(TASK TO COMPLETE): Quote all of the data exactly as given. Skip every picture it contains.

====================

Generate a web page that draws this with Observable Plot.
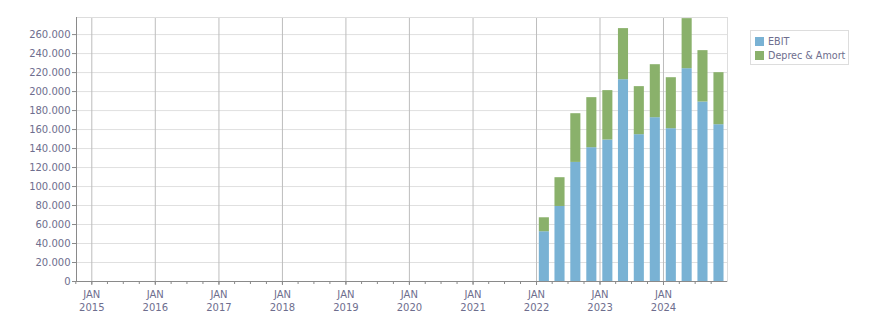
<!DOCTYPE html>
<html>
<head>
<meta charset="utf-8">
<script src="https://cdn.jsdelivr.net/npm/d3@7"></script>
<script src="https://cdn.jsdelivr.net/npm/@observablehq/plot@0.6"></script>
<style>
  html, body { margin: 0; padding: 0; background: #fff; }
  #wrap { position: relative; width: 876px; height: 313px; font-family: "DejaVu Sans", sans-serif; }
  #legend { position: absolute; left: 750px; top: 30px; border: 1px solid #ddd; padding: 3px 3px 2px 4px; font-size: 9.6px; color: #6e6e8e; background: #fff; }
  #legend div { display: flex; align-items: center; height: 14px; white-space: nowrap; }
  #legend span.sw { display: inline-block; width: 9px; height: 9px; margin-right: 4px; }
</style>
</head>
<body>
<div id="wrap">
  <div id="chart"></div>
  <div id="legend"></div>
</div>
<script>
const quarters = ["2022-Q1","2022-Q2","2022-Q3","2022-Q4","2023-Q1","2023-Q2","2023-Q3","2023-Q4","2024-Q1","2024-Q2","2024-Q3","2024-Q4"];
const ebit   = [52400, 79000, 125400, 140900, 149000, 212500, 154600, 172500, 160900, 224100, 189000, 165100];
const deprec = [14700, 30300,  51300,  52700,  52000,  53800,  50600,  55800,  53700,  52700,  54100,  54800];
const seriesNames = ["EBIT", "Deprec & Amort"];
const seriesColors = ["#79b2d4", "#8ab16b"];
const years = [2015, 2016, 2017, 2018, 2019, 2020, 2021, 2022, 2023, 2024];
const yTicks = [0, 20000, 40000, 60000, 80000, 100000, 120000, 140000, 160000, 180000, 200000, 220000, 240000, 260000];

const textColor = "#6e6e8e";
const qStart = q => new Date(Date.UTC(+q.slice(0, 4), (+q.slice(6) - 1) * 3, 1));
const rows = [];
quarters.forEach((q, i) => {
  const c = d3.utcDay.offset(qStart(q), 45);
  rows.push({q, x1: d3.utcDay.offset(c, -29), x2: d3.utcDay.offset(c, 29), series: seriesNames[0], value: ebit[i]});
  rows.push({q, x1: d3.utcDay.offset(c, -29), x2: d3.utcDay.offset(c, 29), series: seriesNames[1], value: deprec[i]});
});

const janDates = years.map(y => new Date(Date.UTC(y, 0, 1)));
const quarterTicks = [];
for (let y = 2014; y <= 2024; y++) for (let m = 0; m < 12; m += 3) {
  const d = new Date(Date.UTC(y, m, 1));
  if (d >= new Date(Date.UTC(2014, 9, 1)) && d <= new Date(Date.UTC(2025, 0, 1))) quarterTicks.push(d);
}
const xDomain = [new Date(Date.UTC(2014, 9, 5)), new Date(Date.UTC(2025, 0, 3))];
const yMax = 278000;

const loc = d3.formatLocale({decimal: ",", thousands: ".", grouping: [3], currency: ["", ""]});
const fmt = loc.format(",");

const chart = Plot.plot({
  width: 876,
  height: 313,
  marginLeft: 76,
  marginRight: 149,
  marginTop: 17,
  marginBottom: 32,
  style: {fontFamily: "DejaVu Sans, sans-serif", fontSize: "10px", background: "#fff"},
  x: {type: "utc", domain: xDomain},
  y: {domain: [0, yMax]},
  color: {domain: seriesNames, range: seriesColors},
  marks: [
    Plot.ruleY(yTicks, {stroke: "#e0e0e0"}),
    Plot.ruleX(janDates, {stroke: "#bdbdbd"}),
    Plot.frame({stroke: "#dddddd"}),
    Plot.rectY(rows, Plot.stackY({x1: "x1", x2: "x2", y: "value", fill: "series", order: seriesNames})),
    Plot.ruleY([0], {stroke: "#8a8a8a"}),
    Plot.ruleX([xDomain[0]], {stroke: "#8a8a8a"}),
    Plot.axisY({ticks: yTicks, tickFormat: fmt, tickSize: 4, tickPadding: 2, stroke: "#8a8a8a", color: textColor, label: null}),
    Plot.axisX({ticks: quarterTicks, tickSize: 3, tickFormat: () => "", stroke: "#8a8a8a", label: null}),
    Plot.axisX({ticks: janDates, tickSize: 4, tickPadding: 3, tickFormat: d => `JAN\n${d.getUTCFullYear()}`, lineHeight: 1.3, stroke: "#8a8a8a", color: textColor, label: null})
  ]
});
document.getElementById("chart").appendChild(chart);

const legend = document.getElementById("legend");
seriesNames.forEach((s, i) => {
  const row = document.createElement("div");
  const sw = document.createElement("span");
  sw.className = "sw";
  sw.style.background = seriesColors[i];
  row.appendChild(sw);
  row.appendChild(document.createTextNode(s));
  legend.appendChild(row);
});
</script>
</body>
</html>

====================

(EXERCISE OUTPUT):
Generate a web page that draws this with Observable Plot.
<!DOCTYPE html>
<html>
<head>
<meta charset="utf-8">
<script src="https://cdn.jsdelivr.net/npm/d3@7"></script>
<script src="https://cdn.jsdelivr.net/npm/@observablehq/plot@0.6"></script>
<style>
  html, body { margin: 0; padding: 0; background: #fff; }
  #wrap { position: relative; width: 876px; height: 313px; font-family: "DejaVu Sans", sans-serif; }
  #legend { position: absolute; left: 750px; top: 30px; border: 1px solid #ddd; padding: 3px 3px 2px 4px; font-size: 9.6px; color: #6e6e8e; background: #fff; }
  #legend div { display: flex; align-items: center; height: 14px; white-space: nowrap; }
  #legend span.sw { display: inline-block; width: 9px; height: 9px; margin-right: 4px; }
</style>
</head>
<body>
<div id="wrap">
  <div id="chart"></div>
  <div id="legend"></div>
</div>
<script>
const quarters = ["2022-Q1","2022-Q2","2022-Q3","2022-Q4","2023-Q1","2023-Q2","2023-Q3","2023-Q4","2024-Q1","2024-Q2","2024-Q3","2024-Q4"];
const ebit   = [52400, 79000, 125400, 140900, 149000, 212500, 154600, 172500, 160900, 224100, 189000, 165100];
const deprec = [14700, 30300,  51300,  52700,  52000,  53800,  50600,  55800,  53700,  52700,  54100,  54800];
const seriesNames = ["EBIT", "Deprec & Amort"];
const seriesColors = ["#79b2d4", "#8ab16b"];
const years = [2015, 2016, 2017, 2018, 2019, 2020, 2021, 2022, 2023, 2024];
const yTicks = [0, 20000, 40000, 60000, 80000, 100000, 120000, 140000, 160000, 180000, 200000, 220000, 240000, 260000];

const textColor = "#6e6e8e";
const qStart = q => new Date(Date.UTC(+q.slice(0, 4), (+q.slice(6) - 1) * 3, 1));
const rows = [];
quarters.forEach((q, i) => {
  const c = d3.utcDay.offset(qStart(q), 45);
  rows.push({q, x1: d3.utcDay.offset(c, -29), x2: d3.utcDay.offset(c, 29), series: seriesNames[0], value: ebit[i]});
  rows.push({q, x1: d3.utcDay.offset(c, -29), x2: d3.utcDay.offset(c, 29), series: seriesNames[1], value: deprec[i]});
});

const janDates = years.map(y => new Date(Date.UTC(y, 0, 1)));
const quarterTicks = [];
for (let y = 2014; y <= 2024; y++) for (let m = 0; m < 12; m += 3) {
  const d = new Date(Date.UTC(y, m, 1));
  if (d >= new Date(Date.UTC(2014, 9, 1)) && d <= new Date(Date.UTC(2025, 0, 1))) quarterTicks.push(d);
}
const xDomain = [new Date(Date.UTC(2014, 9, 5)), new Date(Date.UTC(2025, 0, 3))];
const yMax = 278000;

const loc = d3.formatLocale({decimal: ",", thousands: ".", grouping: [3], currency: ["", ""]});
const fmt = loc.format(",");

const chart = Plot.plot({
  width: 876,
  height: 313,
  marginLeft: 76,
  marginRight: 149,
  marginTop: 17,
  marginBottom: 32,
  style: {fontFamily: "DejaVu Sans, sans-serif", fontSize: "10px", background: "#fff"},
  x: {type: "utc", domain: xDomain},
  y: {domain: [0, yMax]},
  color: {domain: seriesNames, range: seriesColors},
  marks: [
    Plot.ruleY(yTicks, {stroke: "#e0e0e0"}),
    Plot.ruleX(janDates, {stroke: "#bdbdbd"}),
    Plot.frame({stroke: "#dddddd"}),
    Plot.rectY(rows, Plot.stackY({x1: "x1", x2: "x2", y: "value", fill: "series", order: seriesNames})),
    Plot.ruleY([0], {stroke: "#8a8a8a"}),
    Plot.ruleX([xDomain[0]], {stroke: "#8a8a8a"}),
    Plot.axisY({ticks: yTicks, tickFormat: fmt, tickSize: 4, tickPadding: 2, stroke: "#8a8a8a", color: textColor, label: null}),
    Plot.axisX({ticks: quarterTicks, tickSize: 3, tickFormat: () => "", stroke: "#8a8a8a", label: null}),
    Plot.axisX({ticks: janDates, tickSize: 4, tickPadding: 3, tickFormat: d => `JAN\n${d.getUTCFullYear()}`, lineHeight: 1.3, stroke: "#8a8a8a", color: textColor, label: null})
  ]
});
document.getElementById("chart").appendChild(chart);

const legend = document.getElementById("legend");
seriesNames.forEach((s, i) => {
  const row = document.createElement("div");
  const sw = document.createElement("span");
  sw.className = "sw";
  sw.style.background = seriesColors[i];
  row.appendChild(sw);
  row.appendChild(document.createTextNode(s));
  legend.appendChild(row);
});
</script>
</body>
</html>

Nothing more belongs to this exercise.